Sarama was gang-raped and thereafter she became pregnant. She did not know what to do. It was just before the general elections. The ruling party left no stone unturned to bury her story; the Opposition did just the opposite. From contemplating suicide, Sarama gradually came to terms with her predicament and eventually decided to give birth to her child. Sanjoy Ganguly wrote the eponymous play, Sarama, in 1989.

It was being staged in a village in Bengal’s Birbhum district, when after the show, a Santhali woman called Phoolmoni approached Ganguly. “According to you, is Sarama a very strong and powerful woman,” she asked. Ganguly replied in the affirmative.

Phoolmoni looked him in the eye and said unabashedly, “You know the kind of family I come from. I am the only earning member. I work at the pathar khadan or stone quarry. Sometimes I have to go to the stone-crushing factory too. There, when the contractor calls me to meet him privately, I have to go. I cannot say, ‘No’. I will not have the job the next day if I do. And after that, each and every day I come back home, do my household chores, look after my children and my husband and then go back to work the next day. Tell me, am I powerful? Am I strong?” Phoolmoni’s question left Ganguly shaken. He tells The Telegraph, “I realised I could not provide a solution to these people. Propaganda theatre was not the way to teach them. I did not raise the right questions. How could I then solve their problems?”

In 1991, Ganguly met Augusto Boal in Paris. The Brazilian theatre practitioner and political activist had been exiled; the military regime in Brazil considered his teachings a threat. In the 1970s, Boal had founded what is known as The Theatre of the Oppressed, a theatre that addressed social and political change and engaged actively with the audiences to impress upon them the experience of the very change they were advocating. Boal told Ganguly not to use theatre as a problem-solving tool. “Rather try to develop a critical analysis of the issues,” he prescribed. That year, Ganguly restructured his theatre group, Jana Sanskriti, founded in 1985.

Ganguly works in the remote villages of Kakdweep, Pathar Pratima, Kulpi — all in the South 24-Parganas and the Sunderbans area. Today the group has 33 satellite teams in villages across Bengal. Over the last three decades, he has also taken Jana Sanskriti to Delhi, Maharashtra, Uttar Pradesh and Haryana. “Our first team did not have any women’s participation, but now 60 per cent of the actors are women. In fact, there are villages where women play men’s roles,” he says.
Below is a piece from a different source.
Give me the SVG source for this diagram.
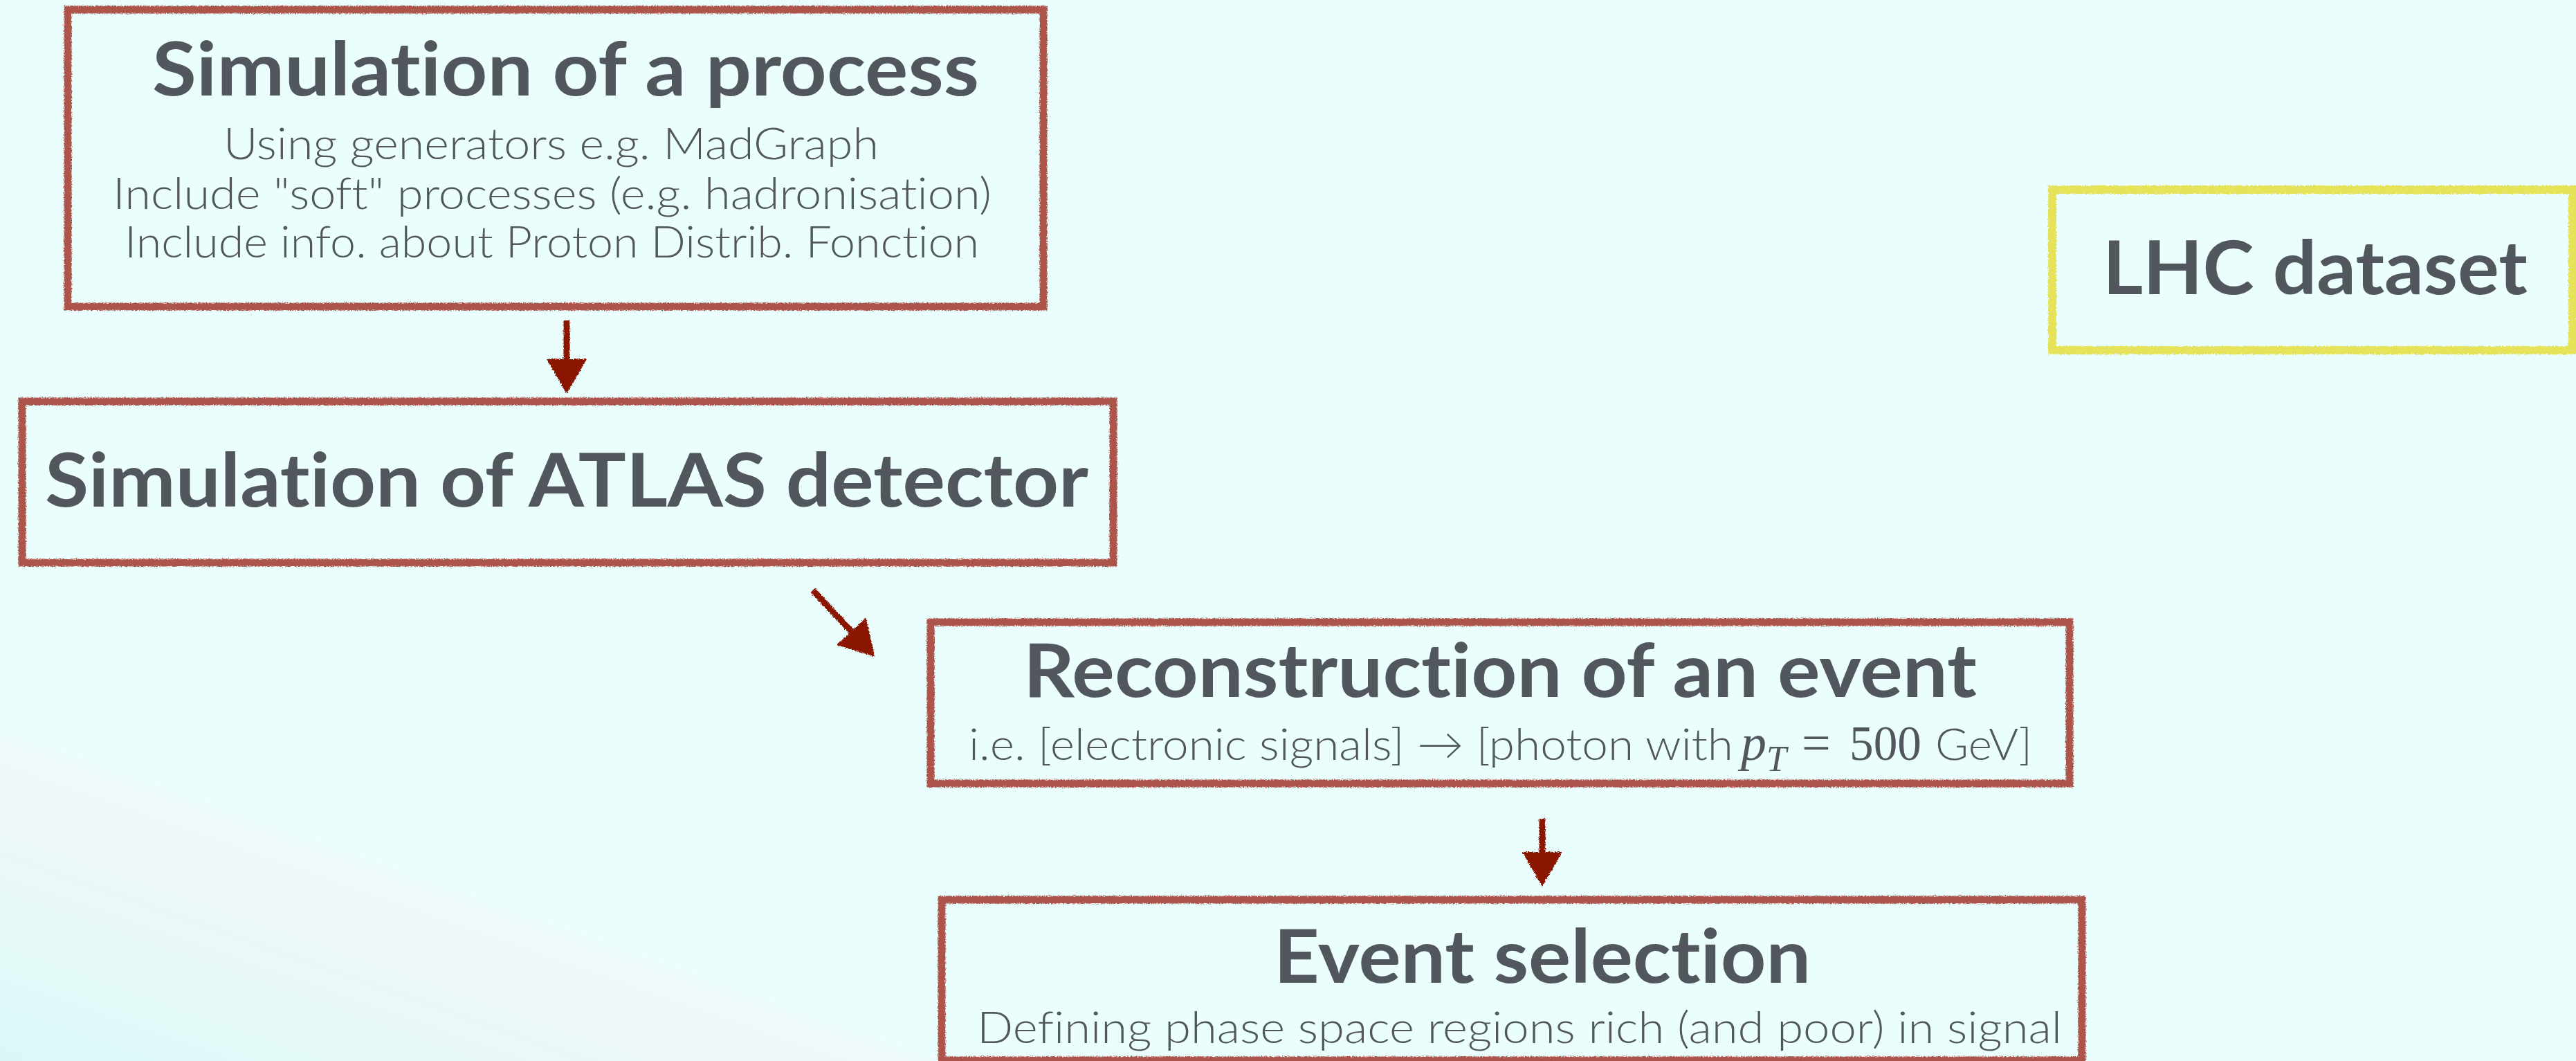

But the most important change of all has been the change in Ganguly’s approach to the creative arts.

He says, “I went to the margins where there is no way of accessing the art of theatre. I realised art is a basic need but the marginalised do not ask for art — it is not their basic need. To them development means housing, toilets, electricity, food.” The 60-year-old says it is then that Boal’s words came alive for him. “I was suddenly aware how the marginalised had been denied the very grammar of art, and in the process they had been distanced from the thinking space.”
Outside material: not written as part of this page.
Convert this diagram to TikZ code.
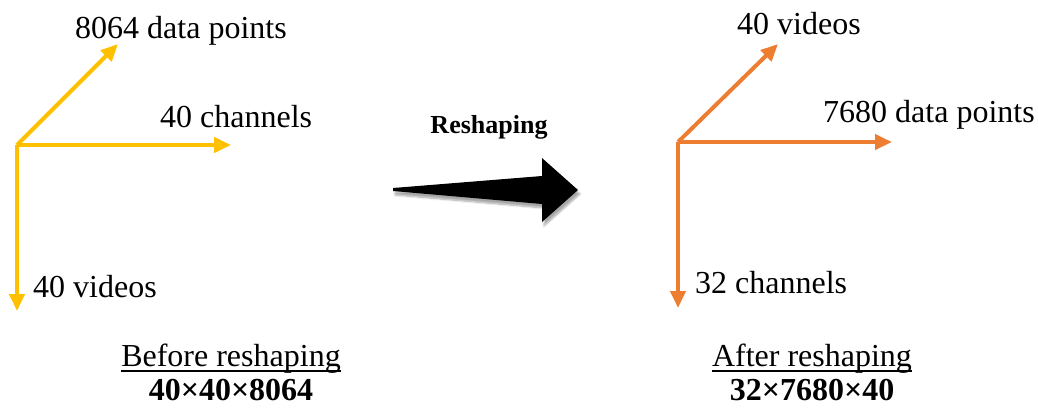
\documentclass[tikz,border=0pt]{standalone}
\usepackage{fontspec}
\setmainfont{Liberation Serif}
\usetikzlibrary{arrows.meta,shadows.blur}
\definecolor{axisyellow}{HTML}{FFC000}
\definecolor{axisorange}{HTML}{ED7D31}
\begin{document}
\begin{tikzpicture}[x=1bp,y=-1bp,
  axis/.style={line width=4bp,-{Triangle[length=17bp,width=15bp]}},
  lbl/.style={inner sep=0pt,anchor=base west,font=\fontsize{32bp}{38bp}\selectfont},
  caption/.style={inner sep=0pt,anchor=base,font=\fontsize{32bp}{38bp}\selectfont},
  dims/.style={inner sep=0pt,anchor=base,font=\fontsize{32bp}{38bp}\selectfont\bfseries},
  uline/.style={line width=1.6bp}]
\useasboundingbox (0,0) rectangle (1038,408);

% before reshaping: three axes
\coordinate (o1) at (17,145);
\coordinate (t1a) at (118,44);
\coordinate (t1b) at (231,145);
\coordinate (t1c) at (17,311);
\draw[axis,draw=axisyellow,fill=axisyellow] (o1) -- (t1a);
\draw[axis,draw=axisyellow,fill=axisyellow] (o1) -- (t1b);
\draw[axis,draw=axisyellow,fill=axisyellow] (o1) -- (t1c);
\node[lbl] (l1a) at (75,38) {8064 data points};
\node[lbl] (l1b) at (160,127) {40 channels};
\node[lbl] (l1c) at (33,297) {40 videos};

% after reshaping: three axes
\coordinate (o2) at (678,142);
\coordinate (t2a) at (778,44);
\coordinate (t2b) at (892,142);
\coordinate (t2c) at (678,308);
\draw[axis,draw=axisorange,fill=axisorange] (o2) -- (t2a);
\draw[axis,draw=axisorange,fill=axisorange] (o2) -- (t2b);
\draw[axis,draw=axisorange,fill=axisorange] (o2) -- (t2c);
\node[lbl] (l2a) at (737,34) {40 videos};
\node[lbl] (l2b) at (823,122) {7680 data points};
\node[lbl] (l2c) at (695,293) {32 channels};

% central tapered arrow
\node[inner sep=0pt,anchor=base,font=\fontsize{26bp}{30bp}\selectfont\bfseries] (rs) at (489,133) {Reshaping};
\fill[black,blur shadow={shadow xshift=2bp,shadow yshift=-4bp,shadow blur steps=8,shadow opacity=35}]
  (393,188) -- (542,176) -- (542,158) -- (578,190) -- (542,222) -- (542,204) -- (393,191) -- cycle;

% captions with their underlines
\node[caption] (c1) at (231,366) {Before reshaping};
\draw[uline] (c1.west |- 0,371) -- (c1.east |- 0,371);
\node[dims] (d1) at (231,400) {40×40×8064};
\node[caption] (c2) at (812,366) {After reshaping};
\draw[uline] (c2.west |- 0,371) -- (c2.east |- 0,371);
\node[dims] (d2) at (812,400) {32×7680×40};
\end{tikzpicture}
\end{document}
Ganguly’s narration is replete with anecdotes of grit. He talks about a time when a group of villagers were presiding over a case of theft. A man had stolen an eggplant. Nine of the 10 men sitting in judgment decided that the guilty had to pay a fine of Rs 50. One of them disagreed but said he could not explain the reason behind his decision just yet. “The rule of thumb is to go with the majority decision,” says Ganguly. He adds, “But in this case the villagers decided to meet again the next day.”